In reality, it’s creating a vicious and stressful cycle. The solution is to apply monotasking to your emails and other projects, removing emailing from your go-to list of procrastination tactics. Monotasking is a way to create the same level of focus as an urgent deadline without the urgency, allowing you to work calmly.  

It's simple to start: pick one task and plan how you will focus

1. Create a list of action items for a project and then choose one specific task to tackle.

2. Keep the task in context. Mentally tie the action item back to its parent project and use a related word or phrase to refocus if your mind begins to wander.

3. Decide if your goal is to work on the task for a set amount of time or to work on it until it’s done. If there’s an upcoming deadline and you have the time, plan to finish the task. If it’s a larger task that requires consistent work over time, it might make sense to put a set amount of time into it and then stop.

4. Set a timer for a check-in point.

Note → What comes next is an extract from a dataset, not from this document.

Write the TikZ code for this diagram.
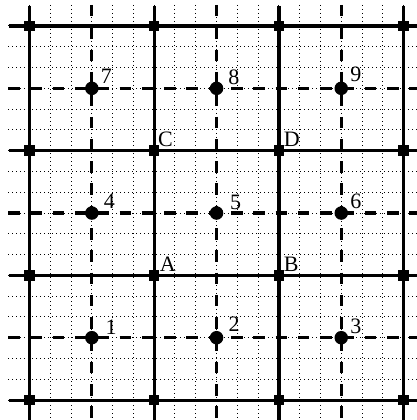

It could be halfway through a set block of time, or an hour into an undefined block of time. Plan to work uninterrupted until the timer goes off, at which point you can reassess your progress.

Next step: create a distraction-free work environment

1. List the technology tools that you actually need to work on the task. If you’re typing a document, you need a computer but you might not need to be connected to the Internet.

2. Try to cut down this list wherever possible. For example, use an actual calculator instead of the one on your phone and take the phone off the list of tools you need.

3. Remove potentially distracting notifications before you even see them. Turn off desktop notifications for email and silence your phone. Close out tabs and applications that are not in use. Imagine they aren’t there, much like an urgent deadline makes you forget that anything else exists.

The beast in question: how do we apply the monotasking model to email?

1. Make lists of emails you need to send and when you need to send them.

2. Write all of the emails ahead of time in one batch. Use the timing tricks above to decide how long you need to spend on this.

3. Set up your work environment and stay in your mail program while writing the emails.

4. Schedule the emails to be sent at specified later times. This means you can even schedule emails for Wednesday and Thursday of this week on Monday or Tuesday night.

Friends and colleagues will adapt to slower response times as you reclaim your time

Commit to the decision to monotask your emails. People will quickly adapt and learn to let you know if there’s a time sensitive issue that actually requires immediate answers. By monotasking your emails and the rest of your projects, you can stop procrastination by eliminating the need for it.

What do you think about monotasking? Would a mounting pile of emails stress you out just as much as answering them all immediately?